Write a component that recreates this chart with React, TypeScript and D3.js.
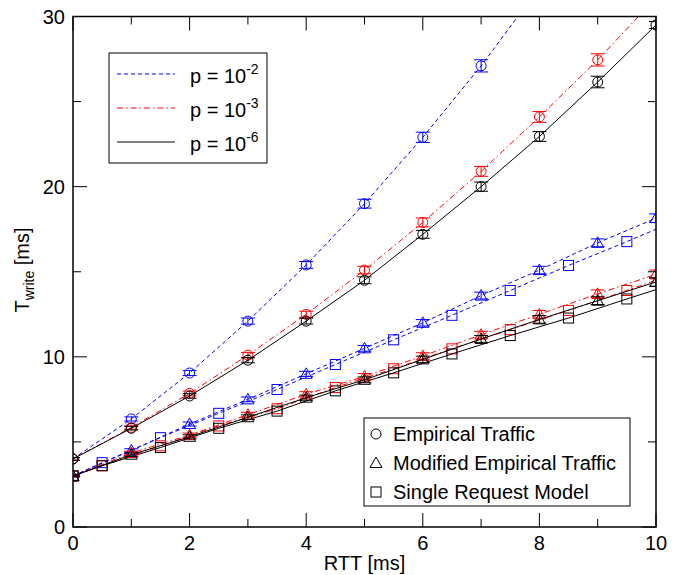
import * as d3 from 'd3';

// --- Data ---
const xInt = [0, 1, 2, 3, 4, 5, 6, 7, 8, 9, 10];
const xSquare = [0, 0.5, 1.5, 2.5, 3.5, 4.5, 5.5, 6.5, 7.5, 8.5, 9.5, 10];

// Empirical traffic (circles)
const circBlue = [4.0, 6.35, 9.05, 12.1, 15.4, 19.0, 22.9, 27.1, 31.7];
const circBlueErr = [0.08, 0.12, 0.15, 0.18, 0.2, 0.26, 0.3, 0.36, 0.4];
const circRed = [4.0, 5.85, 7.85, 10.1, 12.5, 15.1, 17.9, 20.9, 24.1, 27.45, 31.1];
const circRedErr = [0.08, 0.1, 0.14, 0.16, 0.18, 0.22, 0.26, 0.29, 0.32, 0.36, 0.4];
const circBlack = [4.0, 5.8, 7.7, 9.8, 12.1, 14.5, 17.2, 20.0, 22.95, 26.15, 29.5];
const circBlackErr = [0.08, 0.1, 0.13, 0.15, 0.17, 0.2, 0.23, 0.27, 0.29, 0.34, 0.2];

// Modified empirical traffic (triangles)
const triBlue = [3.0, 4.5, 6.05, 7.5, 9.0, 10.5, 12.0, 13.6, 15.1, 16.7, 18.15];
const triRed = [3.0, 4.35, 5.4, 6.6, 7.8, 8.85, 10.05, 11.3, 12.5, 13.7, 14.85];
const triBlack = [3.0, 4.25, 5.3, 6.45, 7.6, 8.65, 9.85, 11.05, 12.2, 13.3, 14.4];
const triErr = [0.05, 0.1, 0.12, 0.14, 0.15, 0.17, 0.19, 0.2, 0.22, 0.23, 0.25];

// Single request model (squares)
const sqBlue = [3.0, 3.78, 5.25, 6.68, 8.08, 9.55, 11.0, 12.44, 13.9, 15.37, 16.77, 17.5];
const sqRed = [3.0, 3.6, 4.77, 5.94, 6.95, 8.2, 9.3, 10.47, 11.6, 12.73, 13.9, 14.5];
const sqBlack = [3.0, 3.6, 4.67, 5.8, 6.81, 8.0, 9.06, 10.17, 11.25, 12.28, 13.4, 13.95];

const xMajor = [0, 2, 4, 6, 8, 10];
const xMinor = [1, 3, 5, 7, 9];
const yMajor = [0, 10, 20, 30];
const yMinor = [5, 15, 25];

const legendP = [
  { exp: '-2', color: '#0000ff', dash: '4,3' },
  { exp: '-3', color: '#ff0000', dash: '6,3,1.5,3' },
  { exp: '-6', color: '#000000', dash: 'none' },
];
const legendMarkers = ['Empirical Traffic', 'Modified Empirical Traffic', 'Single Request Model'];

const W = 685;
const H = 575;
const M = { left: 73, top: 16.5, right: 29, bottom: 48 };
const FONT = '"Liberation Sans", Arial, sans-serif';

const x = d3.scaleLinear().domain([0, 10]).range([M.left, W - M.right]);
const y = d3.scaleLinear().domain([0, 30]).range([H - M.bottom, M.top]);

type Pt = { x: number; y: number; e?: number };

const zip = (xs: number[], ys: number[], es?: number[]): Pt[] =>
  ys.map((v, i) => ({ x: xs[i], y: v, e: es ? es[i] : undefined }));

const line = d3.line<Pt>().x(d => x(d.x)).y(d => y(d.y));

const triPath = (cx: number, cy: number) =>
  `M${cx},${cy - 6}L${cx + 6},${cy + 4.5}L${cx - 6},${cy + 4.5}Z`;

const Marker = ({ kind, cx, cy, color }: { kind: string; cx: number; cy: number; color: string }) => {
  if (kind === 'circle') return <circle cx={cx} cy={cy} r={5} fill="none" stroke={color} strokeWidth={1} />;
  if (kind === 'tri') return <path d={triPath(cx, cy)} fill="none" stroke={color} strokeWidth={1} />;
  return <rect x={cx - 5} y={cy - 5} width={10} height={10} fill="none" stroke={color} strokeWidth={1} />;
};

const Series = ({ pts, color, dash, kind, skipLast }: { pts: Pt[]; color: string; dash: string; kind: string; skipLast?: boolean }) => (
  <g>
    <path d={line(pts) || ''} fill="none" stroke={color} strokeWidth={1} strokeDasharray={dash} />
    {pts.map((p, i) => {
      if (skipLast && i === pts.length - 1) return null;
      const cx = x(p.x);
      const cy = y(p.y);
      return (
        <g key={i}>
          {p.e !== undefined && (
            <g stroke={color} strokeWidth={1}>
              <line x1={cx} x2={cx} y1={y(p.y - p.e)} y2={y(p.y + p.e)} />
              <line x1={cx - 7} x2={cx + 7} y1={y(p.y - p.e)} y2={y(p.y - p.e)} />
              <line x1={cx - 7} x2={cx + 7} y1={y(p.y + p.e)} y2={y(p.y + p.e)} />
            </g>
          )}
          <Marker kind={kind} cx={cx} cy={cy} color={color} />
        </g>
      );
    })}
  </g>
);

export default function App() {
  const x0 = x(0), x1 = x(10), y0 = y(0), y1 = y(30);
  const blue = '#0000ff', red = '#ff0000', black = '#000000';
  const dBlue = '4,3', dRed = '6,3,1.5,3', dBlack = 'none';

  return (
    <svg width={W} height={H} style={{ position: 'absolute', left: 0, top: 0, background: '#fff' }} fontFamily={FONT}>
      <defs>
        <clipPath id="plot">
          <rect x={x0} y={y1} width={x1 - x0} height={y0 - y1} />
        </clipPath>
      </defs>

      <g clipPath="url(#plot)">
        {/* squares */}
        <Series pts={zip(xSquare, sqBlue)} color={blue} dash={dBlue} kind="sq" skipLast />
        <Series pts={zip(xSquare, sqRed)} color={red} dash={dRed} kind="sq" skipLast />
        <Series pts={zip(xSquare, sqBlack)} color={black} dash={dBlack} kind="sq" skipLast />
        {/* triangles */}
        <Series pts={zip(xInt, triBlue, triErr)} color={blue} dash={dBlue} kind="tri" />
        <Series pts={zip(xInt, triRed, triErr)} color={red} dash={dRed} kind="tri" />
        <Series pts={zip(xInt, triBlack, triErr)} color={black} dash={dBlack} kind="tri" />
        {/* circles */}
        <Series pts={zip(xInt, circBlue, circBlueErr)} color={blue} dash={dBlue} kind="circle" />
        <Series pts={zip(xInt, circRed, circRedErr)} color={red} dash={dRed} kind="circle" />
        <Series pts={zip(xInt, circBlack, circBlackErr)} color={black} dash={dBlack} kind="circle" />
      </g>

      {/* ticks */}
      <g stroke="#000" strokeWidth={1}>
        {xMajor.map(v => (
          <g key={'xM' + v}>
            <line x1={x(v)} x2={x(v)} y1={y0} y2={y0 - 14} />
            <line x1={x(v)} x2={x(v)} y1={y1} y2={y1 + 14} />
          </g>
        ))}
        {xMinor.map(v => (
          <g key={'xm' + v}>
            <line x1={x(v)} x2={x(v)} y1={y0} y2={y0 - 8} />
            <line x1={x(v)} x2={x(v)} y1={y1} y2={y1 + 8} />
          </g>
        ))}
        {yMajor.map(v => (
          <g key={'yM' + v}>
            <line x1={x0} x2={x0 + 14} y1={y(v)} y2={y(v)} />
            <line x1={x1} x2={x1 - 14} y1={y(v)} y2={y(v)} />
          </g>
        ))}
        {yMinor.map(v => (
          <g key={'ym' + v}>
            <line x1={x0} x2={x0 + 8} y1={y(v)} y2={y(v)} />
            <line x1={x1} x2={x1 - 8} y1={y(v)} y2={y(v)} />
          </g>
        ))}
      </g>

      {/* frame */}
      <rect x={x0} y={y1} width={x1 - x0} height={y0 - y1} fill="none" stroke="#000" strokeWidth={1.5} />

      {/* tick labels */}
      <g fontSize={20} fill="#000">
        {xMajor.map(v => (
          <text key={'xl' + v} x={x(v)} y={y0 + 23} textAnchor="middle">{v}</text>
        ))}
        {yMajor.map(v => (
          <text key={'yl' + v} x={x0 - 8} y={y(v) + 7} textAnchor="end">{v}</text>
        ))}
      </g>

      {/* axis titles */}
      <text x={(x0 + x1) / 2} y={570} fontSize={20} textAnchor="middle">RTT [ms]</text>
      <text transform="translate(29,270) rotate(-90)" fontSize={20} textAnchor="middle">
        T<tspan fontSize={14} dy={5}>write</tspan><tspan dy={-5}> [ms]</tspan>
      </text>

      {/* legend: p values */}
      <rect x={109} y={53} width={158} height={110} fill="#fff" stroke="#000" strokeWidth={1} />
      {legendP.map((d, i) => {
        const ly = 74 + i * 34;
        return (
          <g key={d.exp}>
            <line x1={117} x2={175} y1={ly} y2={ly} stroke={d.color} strokeWidth={1} strokeDasharray={d.dash} />
            <text x={190} y={ly + 9} fontSize={20}>
              p = 10<tspan fontSize={14} dy={-9}>{d.exp}</tspan>
            </text>
          </g>
        );
      })}

      {/* legend: marker types */}
      <rect x={364} y={418} width={266} height={88} fill="#fff" stroke="#000" strokeWidth={1} />
      {legendMarkers.map((name, i) => {
        const ly = 434 + i * 29;
        const kind = i === 0 ? 'circle' : i === 1 ? 'tri' : 'sq';
        return (
          <g key={name}>
            <Marker kind={kind} cx={376} cy={ly} color="#000" />
            <text x={393} y={ly + 7} fontSize={20}>{name}</text>
          </g>
        );
      })}
    </svg>
  );
}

━━━━━━━━━━━━━━━━

_PROBLEM TO SOLVE_
Restate exactly, please, only the lines between the start of the data and the line containing "0.29, 0.34, 0.2];", both ends included, skipping the pictures.

_ANSWER FOR THIS EXERCISE_
Write a component that recreates this chart with React, TypeScript and D3.js.
import * as d3 from 'd3';

// --- Data ---
const xInt = [0, 1, 2, 3, 4, 5, 6, 7, 8, 9, 10];
const xSquare = [0, 0.5, 1.5, 2.5, 3.5, 4.5, 5.5, 6.5, 7.5, 8.5, 9.5, 10];

// Empirical traffic (circles)
const circBlue = [4.0, 6.35, 9.05, 12.1, 15.4, 19.0, 22.9, 27.1, 31.7];
const circBlueErr = [0.08, 0.12, 0.15, 0.18, 0.2, 0.26, 0.3, 0.36, 0.4];
const circRed = [4.0, 5.85, 7.85, 10.1, 12.5, 15.1, 17.9, 20.9, 24.1, 27.45, 31.1];
const circRedErr = [0.08, 0.1, 0.14, 0.16, 0.18, 0.22, 0.26, 0.29, 0.32, 0.36, 0.4];
const circBlack = [4.0, 5.8, 7.7, 9.8, 12.1, 14.5, 17.2, 20.0, 22.95, 26.15, 29.5];
const circBlackErr = [0.08, 0.1, 0.13, 0.15, 0.17, 0.2, 0.23, 0.27, 0.29, 0.34, 0.2];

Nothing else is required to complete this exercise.